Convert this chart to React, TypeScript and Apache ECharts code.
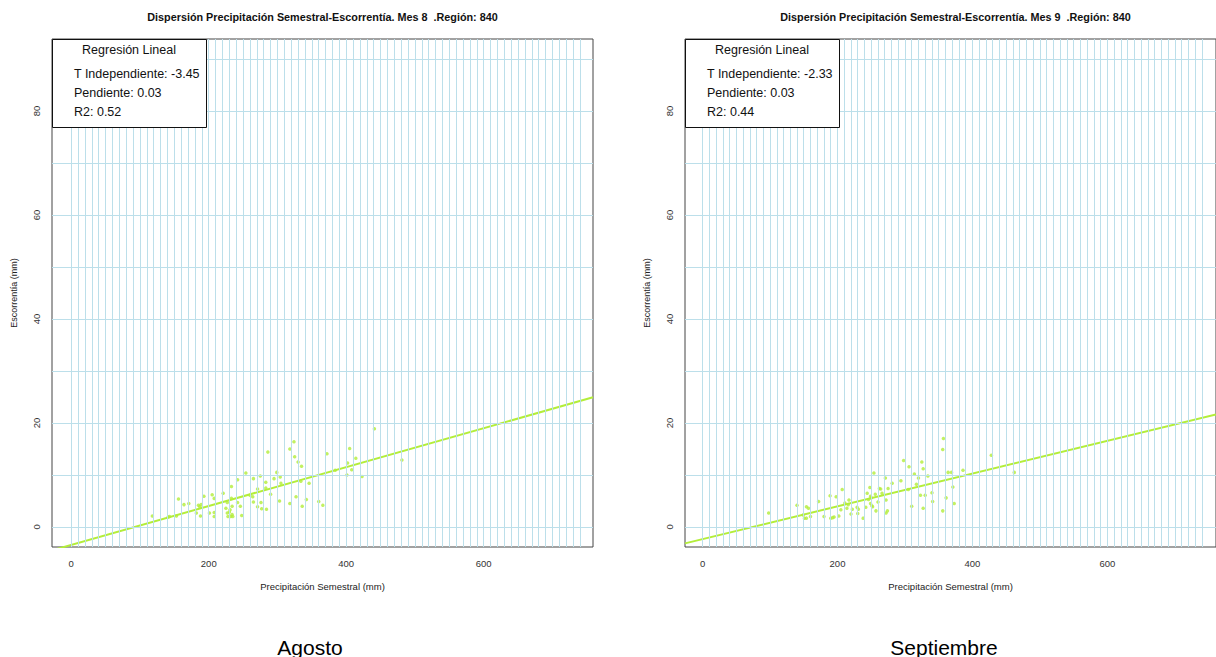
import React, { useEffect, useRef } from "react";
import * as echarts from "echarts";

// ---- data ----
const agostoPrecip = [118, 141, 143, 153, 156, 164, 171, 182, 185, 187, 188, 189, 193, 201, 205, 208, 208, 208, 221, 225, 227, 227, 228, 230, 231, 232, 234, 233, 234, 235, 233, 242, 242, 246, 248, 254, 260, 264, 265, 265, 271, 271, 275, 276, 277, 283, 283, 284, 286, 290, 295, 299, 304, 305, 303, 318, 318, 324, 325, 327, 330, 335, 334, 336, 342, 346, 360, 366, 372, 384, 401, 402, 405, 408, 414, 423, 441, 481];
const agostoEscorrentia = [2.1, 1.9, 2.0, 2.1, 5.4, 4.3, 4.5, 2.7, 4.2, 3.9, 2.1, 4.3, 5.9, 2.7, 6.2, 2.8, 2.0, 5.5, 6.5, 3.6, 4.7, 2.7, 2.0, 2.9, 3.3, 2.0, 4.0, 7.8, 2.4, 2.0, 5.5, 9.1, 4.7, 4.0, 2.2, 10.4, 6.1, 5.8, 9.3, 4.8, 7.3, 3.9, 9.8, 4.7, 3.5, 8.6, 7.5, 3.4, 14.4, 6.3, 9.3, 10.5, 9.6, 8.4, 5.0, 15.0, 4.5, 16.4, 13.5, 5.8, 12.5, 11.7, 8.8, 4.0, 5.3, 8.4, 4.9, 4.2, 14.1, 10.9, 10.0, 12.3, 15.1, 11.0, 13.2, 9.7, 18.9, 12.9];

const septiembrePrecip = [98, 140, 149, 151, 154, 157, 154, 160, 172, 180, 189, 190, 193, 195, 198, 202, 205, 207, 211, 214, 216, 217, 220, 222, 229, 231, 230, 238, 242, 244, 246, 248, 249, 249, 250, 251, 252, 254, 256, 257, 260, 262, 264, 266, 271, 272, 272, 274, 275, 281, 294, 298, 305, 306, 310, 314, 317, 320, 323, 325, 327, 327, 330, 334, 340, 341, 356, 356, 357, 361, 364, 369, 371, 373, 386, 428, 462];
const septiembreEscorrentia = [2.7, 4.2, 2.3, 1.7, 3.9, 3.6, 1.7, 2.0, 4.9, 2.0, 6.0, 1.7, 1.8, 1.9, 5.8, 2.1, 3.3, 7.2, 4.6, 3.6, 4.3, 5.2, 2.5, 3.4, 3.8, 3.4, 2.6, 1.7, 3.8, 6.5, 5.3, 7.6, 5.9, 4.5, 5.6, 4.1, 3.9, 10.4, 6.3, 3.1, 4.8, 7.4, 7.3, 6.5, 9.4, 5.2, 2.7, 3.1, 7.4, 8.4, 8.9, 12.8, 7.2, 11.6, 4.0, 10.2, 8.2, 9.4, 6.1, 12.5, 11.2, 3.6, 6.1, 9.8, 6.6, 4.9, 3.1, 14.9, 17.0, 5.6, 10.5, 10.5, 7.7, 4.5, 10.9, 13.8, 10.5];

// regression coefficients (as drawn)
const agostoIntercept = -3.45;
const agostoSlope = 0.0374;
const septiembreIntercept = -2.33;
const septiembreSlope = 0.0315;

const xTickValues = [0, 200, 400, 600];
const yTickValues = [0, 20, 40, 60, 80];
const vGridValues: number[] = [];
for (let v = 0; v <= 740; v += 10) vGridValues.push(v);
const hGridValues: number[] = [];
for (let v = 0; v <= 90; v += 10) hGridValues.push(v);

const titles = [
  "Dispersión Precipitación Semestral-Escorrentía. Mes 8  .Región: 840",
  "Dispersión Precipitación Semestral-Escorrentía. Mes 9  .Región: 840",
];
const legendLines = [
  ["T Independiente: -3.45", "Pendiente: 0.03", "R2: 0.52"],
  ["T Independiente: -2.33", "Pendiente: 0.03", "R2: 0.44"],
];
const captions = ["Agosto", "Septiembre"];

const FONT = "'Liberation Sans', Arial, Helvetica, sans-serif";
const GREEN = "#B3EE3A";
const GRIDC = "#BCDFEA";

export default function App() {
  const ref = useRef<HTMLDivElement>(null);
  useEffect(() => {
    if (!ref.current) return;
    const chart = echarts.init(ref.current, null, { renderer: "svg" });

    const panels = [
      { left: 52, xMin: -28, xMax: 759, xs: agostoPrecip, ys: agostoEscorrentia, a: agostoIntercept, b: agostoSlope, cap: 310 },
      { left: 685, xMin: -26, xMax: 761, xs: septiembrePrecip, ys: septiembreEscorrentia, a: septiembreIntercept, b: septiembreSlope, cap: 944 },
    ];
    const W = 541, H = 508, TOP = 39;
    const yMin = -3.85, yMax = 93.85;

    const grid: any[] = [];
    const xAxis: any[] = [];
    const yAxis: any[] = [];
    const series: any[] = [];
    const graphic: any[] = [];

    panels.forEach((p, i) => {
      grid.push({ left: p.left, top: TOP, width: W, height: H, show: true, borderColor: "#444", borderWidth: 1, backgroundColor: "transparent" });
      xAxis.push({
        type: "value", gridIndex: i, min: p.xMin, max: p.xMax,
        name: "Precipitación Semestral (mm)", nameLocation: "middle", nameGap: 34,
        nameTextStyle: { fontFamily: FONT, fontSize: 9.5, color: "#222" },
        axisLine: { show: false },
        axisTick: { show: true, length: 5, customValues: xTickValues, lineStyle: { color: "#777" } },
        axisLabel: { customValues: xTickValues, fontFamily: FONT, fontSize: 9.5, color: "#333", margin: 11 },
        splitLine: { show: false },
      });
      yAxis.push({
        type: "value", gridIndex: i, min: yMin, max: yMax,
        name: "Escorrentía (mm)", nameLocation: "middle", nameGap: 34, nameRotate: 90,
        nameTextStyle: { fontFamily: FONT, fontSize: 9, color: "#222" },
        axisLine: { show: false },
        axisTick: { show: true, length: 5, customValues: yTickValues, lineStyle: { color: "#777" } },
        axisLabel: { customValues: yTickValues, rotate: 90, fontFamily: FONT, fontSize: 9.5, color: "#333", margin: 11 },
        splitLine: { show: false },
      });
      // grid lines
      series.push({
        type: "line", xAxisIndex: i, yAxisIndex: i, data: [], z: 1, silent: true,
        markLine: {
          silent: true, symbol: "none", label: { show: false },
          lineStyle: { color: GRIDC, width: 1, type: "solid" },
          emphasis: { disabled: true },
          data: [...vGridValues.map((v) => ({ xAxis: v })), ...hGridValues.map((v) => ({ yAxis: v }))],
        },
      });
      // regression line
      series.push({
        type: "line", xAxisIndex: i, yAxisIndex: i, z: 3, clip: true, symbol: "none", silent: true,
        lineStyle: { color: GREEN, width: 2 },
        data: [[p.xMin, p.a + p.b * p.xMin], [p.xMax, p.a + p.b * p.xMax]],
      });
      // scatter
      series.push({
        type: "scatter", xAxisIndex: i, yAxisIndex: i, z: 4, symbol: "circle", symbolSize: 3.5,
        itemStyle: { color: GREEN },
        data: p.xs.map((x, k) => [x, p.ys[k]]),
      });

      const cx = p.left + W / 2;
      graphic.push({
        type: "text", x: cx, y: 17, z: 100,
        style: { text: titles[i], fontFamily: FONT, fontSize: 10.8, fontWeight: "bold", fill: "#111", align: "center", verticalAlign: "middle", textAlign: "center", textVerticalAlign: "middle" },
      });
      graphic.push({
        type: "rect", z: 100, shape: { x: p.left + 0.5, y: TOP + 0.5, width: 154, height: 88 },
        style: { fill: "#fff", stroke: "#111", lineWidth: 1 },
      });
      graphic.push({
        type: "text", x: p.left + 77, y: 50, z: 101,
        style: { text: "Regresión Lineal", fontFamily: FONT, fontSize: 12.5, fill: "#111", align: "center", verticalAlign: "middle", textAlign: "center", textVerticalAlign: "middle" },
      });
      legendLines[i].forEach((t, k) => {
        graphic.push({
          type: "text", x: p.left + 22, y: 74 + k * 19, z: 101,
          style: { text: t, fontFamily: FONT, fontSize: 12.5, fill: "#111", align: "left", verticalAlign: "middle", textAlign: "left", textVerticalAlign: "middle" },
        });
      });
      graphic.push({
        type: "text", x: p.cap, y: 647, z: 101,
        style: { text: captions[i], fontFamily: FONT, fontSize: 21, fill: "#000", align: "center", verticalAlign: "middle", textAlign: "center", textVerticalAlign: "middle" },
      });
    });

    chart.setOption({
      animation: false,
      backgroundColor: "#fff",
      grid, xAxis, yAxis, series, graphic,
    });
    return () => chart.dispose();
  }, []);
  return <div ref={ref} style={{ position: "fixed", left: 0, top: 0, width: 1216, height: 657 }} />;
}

§ Aim
Exactly reproduce the run of lines from the start of the listing through the line with "import * as", inclusive; pictures are not copied.

§ Exercise solution
Convert this chart to React, TypeScript and Apache ECharts code.
import React, { useEffect, useRef } from "react";
import * as echarts from "echarts";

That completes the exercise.